STATED GOAL.
Go through the data below and copy it exactly, skipping every picture.
**** DATASET EXTRACT ****
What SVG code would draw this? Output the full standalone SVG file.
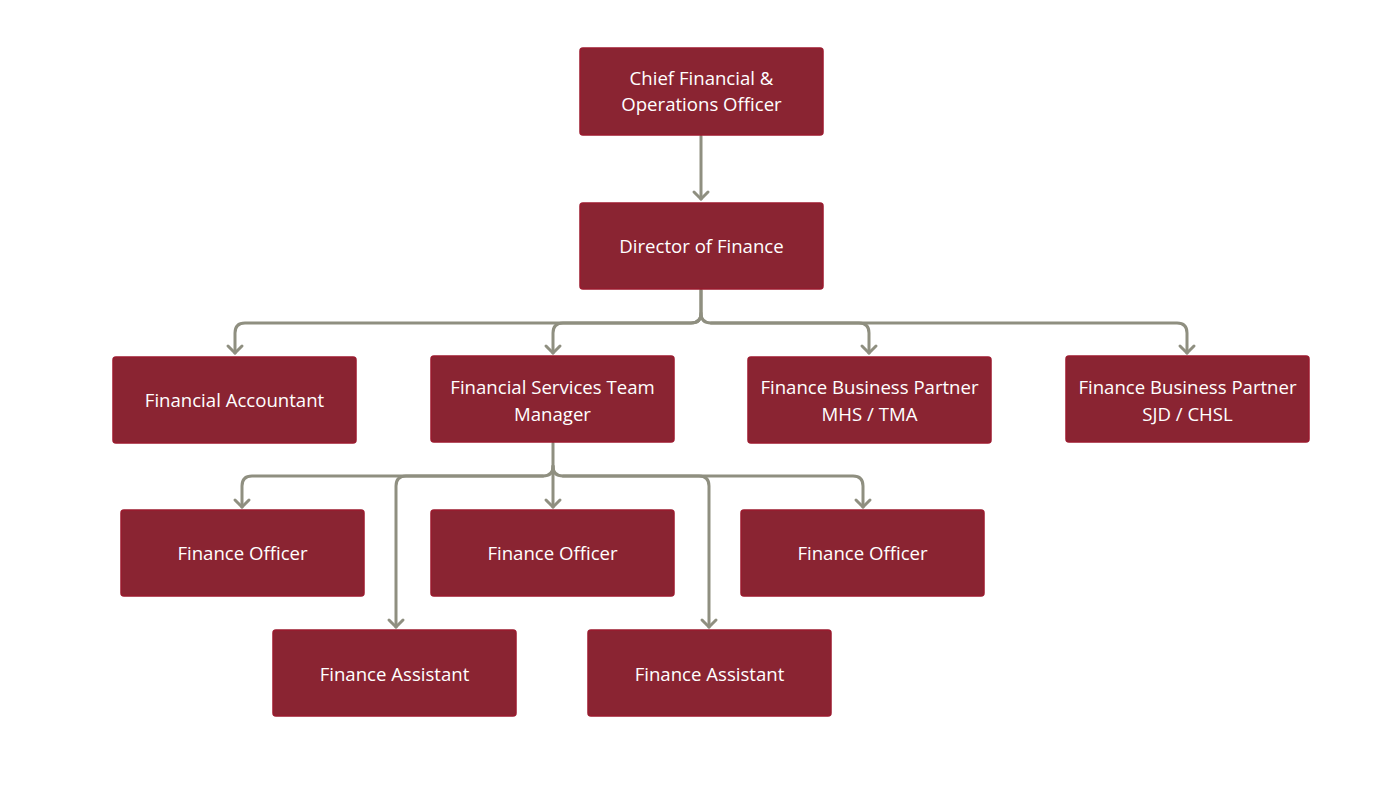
<svg xmlns="http://www.w3.org/2000/svg" width="1400" height="800" viewBox="0 0 1400 800">
<defs>
<style>
.box{fill:#8a2432;stroke:#9a1a2e;stroke-width:1.5}
.t{font-family:"Open Sans","Noto Sans","Liberation Sans",sans-serif;font-size:18.6px;fill:#ffffff;text-anchor:middle}
.c{fill:none;stroke:#8f8f80;stroke-width:3;stroke-linecap:round;stroke-linejoin:round}
</style>
</defs>
<rect width="1400" height="800" fill="#ffffff"/>
<g id="connectors">
<path class="c" d="M701,136 V199"/>
<path class="c" d="M694,192 L701,199 L708,192"/>
<path class="c" d="M701,290 V313 Q701,323 691,323 H245 Q235,323 235,333 V353"/>
<path class="c" d="M701,313 Q701,323 691,323 H563 Q553,323 553,333 V353"/>
<path class="c" d="M701,290 V313 Q701,323 711,323 H859 Q869,323 869,333 V353"/>
<path class="c" d="M711,323 H1177 Q1187,323 1187,333 V353"/>
<path class="c" d="M228,346 L235,353 L242,346"/>
<path class="c" d="M546,346 L553,353 L560,346"/>
<path class="c" d="M862,346 L869,353 L876,346"/>
<path class="c" d="M1180,346 L1187,353 L1194,346"/>
<path class="c" d="M553,443 V466 Q553,476 543,476 H252 Q242,476 242,486 V507"/>
<path class="c" d="M543,476 H406 Q396,476 396,486 V627"/>
<path class="c" d="M553,466 V507"/>
<path class="c" d="M553,466 Q553,476 563,476 H853 Q863,476 863,486 V507"/>
<path class="c" d="M563,476 H699 Q709,476 709,486 V627"/>
<path class="c" d="M235,500 L242,507 L249,500"/>
<path class="c" d="M546,500 L553,507 L560,500"/>
<path class="c" d="M856,500 L863,507 L870,500"/>
<path class="c" d="M389,620 L396,627 L403,620"/>
<path class="c" d="M702,620 L709,627 L716,620"/>
</g>
<g id="cfo"><rect class="box" x="580" y="48" width="243" height="87" rx="3"/><text class="t" x="701.5" y="84.5">Chief Financial &amp;</text><text class="t" x="701.5" y="110.5">Operations Officer</text></g>
<g id="director"><rect class="box" x="580" y="203" width="243" height="86" rx="3"/><text class="t" x="701.5" y="252.5">Director of Finance</text></g>
<g id="fin-accountant"><rect class="box" x="113" y="357" width="243" height="86" rx="3"/><text class="t" x="234.5" y="406.5">Financial Accountant</text></g>
<g id="fstm"><rect class="box" x="431" y="356" width="243" height="86" rx="3"/><text class="t" x="552.5" y="393.5">Financial Services Team</text><text class="t" x="552.5" y="420.5">Manager</text></g>
<g id="fbp-mhs"><rect class="box" x="748" y="357" width="243" height="86" rx="3"/><text class="t" x="869.5" y="393.5">Finance Business Partner</text><text class="t" x="869.5" y="420.5">MHS / TMA</text></g>
<g id="fbp-sjd"><rect class="box" x="1066" y="356" width="243" height="86" rx="3"/><text class="t" x="1187.5" y="393.5">Finance Business Partner</text><text class="t" x="1187.5" y="420.5">SJD / CHSL</text></g>
<g id="fo1"><rect class="box" x="121" y="510" width="243" height="86" rx="3"/><text class="t" x="242.5" y="559.5">Finance Officer</text></g>
<g id="fo2"><rect class="box" x="431" y="510" width="243" height="86" rx="3"/><text class="t" x="552.5" y="559.5">Finance Officer</text></g>
<g id="fo3"><rect class="box" x="741" y="510" width="243" height="86" rx="3"/><text class="t" x="862.5" y="559.5">Finance Officer</text></g>
<g id="fa1"><rect class="box" x="273" y="630" width="243" height="86" rx="3"/><text class="t" x="394.5" y="680.5">Finance Assistant</text></g>
<g id="fa2"><rect class="box" x="588" y="630" width="243" height="86" rx="3"/><text class="t" x="709.5" y="680.5">Finance Assistant</text></g>
</svg>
****
OUTPUT OF THE EXERCISE.
What SVG code would draw this? Output the full standalone SVG file.
<svg xmlns="http://www.w3.org/2000/svg" width="1400" height="800" viewBox="0 0 1400 800">
<defs>
<style>
.box{fill:#8a2432;stroke:#9a1a2e;stroke-width:1.5}
.t{font-family:"Open Sans","Noto Sans","Liberation Sans",sans-serif;font-size:18.6px;fill:#ffffff;text-anchor:middle}
.c{fill:none;stroke:#8f8f80;stroke-width:3;stroke-linecap:round;stroke-linejoin:round}
</style>
</defs>
<rect width="1400" height="800" fill="#ffffff"/>
<g id="connectors">
<path class="c" d="M701,136 V199"/>
<path class="c" d="M694,192 L701,199 L708,192"/>
<path class="c" d="M701,290 V313 Q701,323 691,323 H245 Q235,323 235,333 V353"/>
<path class="c" d="M701,313 Q701,323 691,323 H563 Q553,323 553,333 V353"/>
<path class="c" d="M701,290 V313 Q701,323 711,323 H859 Q869,323 869,333 V353"/>
<path class="c" d="M711,323 H1177 Q1187,323 1187,333 V353"/>
<path class="c" d="M228,346 L235,353 L242,346"/>
<path class="c" d="M546,346 L553,353 L560,346"/>
<path class="c" d="M862,346 L869,353 L876,346"/>
<path class="c" d="M1180,346 L1187,353 L1194,346"/>
<path class="c" d="M553,443 V466 Q553,476 543,476 H252 Q242,476 242,486 V507"/>
<path class="c" d="M543,476 H406 Q396,476 396,486 V627"/>
<path class="c" d="M553,466 V507"/>
<path class="c" d="M553,466 Q553,476 563,476 H853 Q863,476 863,486 V507"/>
<path class="c" d="M563,476 H699 Q709,476 709,486 V627"/>
<path class="c" d="M235,500 L242,507 L249,500"/>
<path class="c" d="M546,500 L553,507 L560,500"/>
<path class="c" d="M856,500 L863,507 L870,500"/>
<path class="c" d="M389,620 L396,627 L403,620"/>
<path class="c" d="M702,620 L709,627 L716,620"/>
</g>
<g id="cfo"><rect class="box" x="580" y="48" width="243" height="87" rx="3"/><text class="t" x="701.5" y="84.5">Chief Financial &amp;</text><text class="t" x="701.5" y="110.5">Operations Officer</text></g>
<g id="director"><rect class="box" x="580" y="203" width="243" height="86" rx="3"/><text class="t" x="701.5" y="252.5">Director of Finance</text></g>
<g id="fin-accountant"><rect class="box" x="113" y="357" width="243" height="86" rx="3"/><text class="t" x="234.5" y="406.5">Financial Accountant</text></g>
<g id="fstm"><rect class="box" x="431" y="356" width="243" height="86" rx="3"/><text class="t" x="552.5" y="393.5">Financial Services Team</text><text class="t" x="552.5" y="420.5">Manager</text></g>
<g id="fbp-mhs"><rect class="box" x="748" y="357" width="243" height="86" rx="3"/><text class="t" x="869.5" y="393.5">Finance Business Partner</text><text class="t" x="869.5" y="420.5">MHS / TMA</text></g>
<g id="fbp-sjd"><rect class="box" x="1066" y="356" width="243" height="86" rx="3"/><text class="t" x="1187.5" y="393.5">Finance Business Partner</text><text class="t" x="1187.5" y="420.5">SJD / CHSL</text></g>
<g id="fo1"><rect class="box" x="121" y="510" width="243" height="86" rx="3"/><text class="t" x="242.5" y="559.5">Finance Officer</text></g>
<g id="fo2"><rect class="box" x="431" y="510" width="243" height="86" rx="3"/><text class="t" x="552.5" y="559.5">Finance Officer</text></g>
<g id="fo3"><rect class="box" x="741" y="510" width="243" height="86" rx="3"/><text class="t" x="862.5" y="559.5">Finance Officer</text></g>
<g id="fa1"><rect class="box" x="273" y="630" width="243" height="86" rx="3"/><text class="t" x="394.5" y="680.5">Finance Assistant</text></g>
<g id="fa2"><rect class="box" x="588" y="630" width="243" height="86" rx="3"/><text class="t" x="709.5" y="680.5">Finance Assistant</text></g>
</svg>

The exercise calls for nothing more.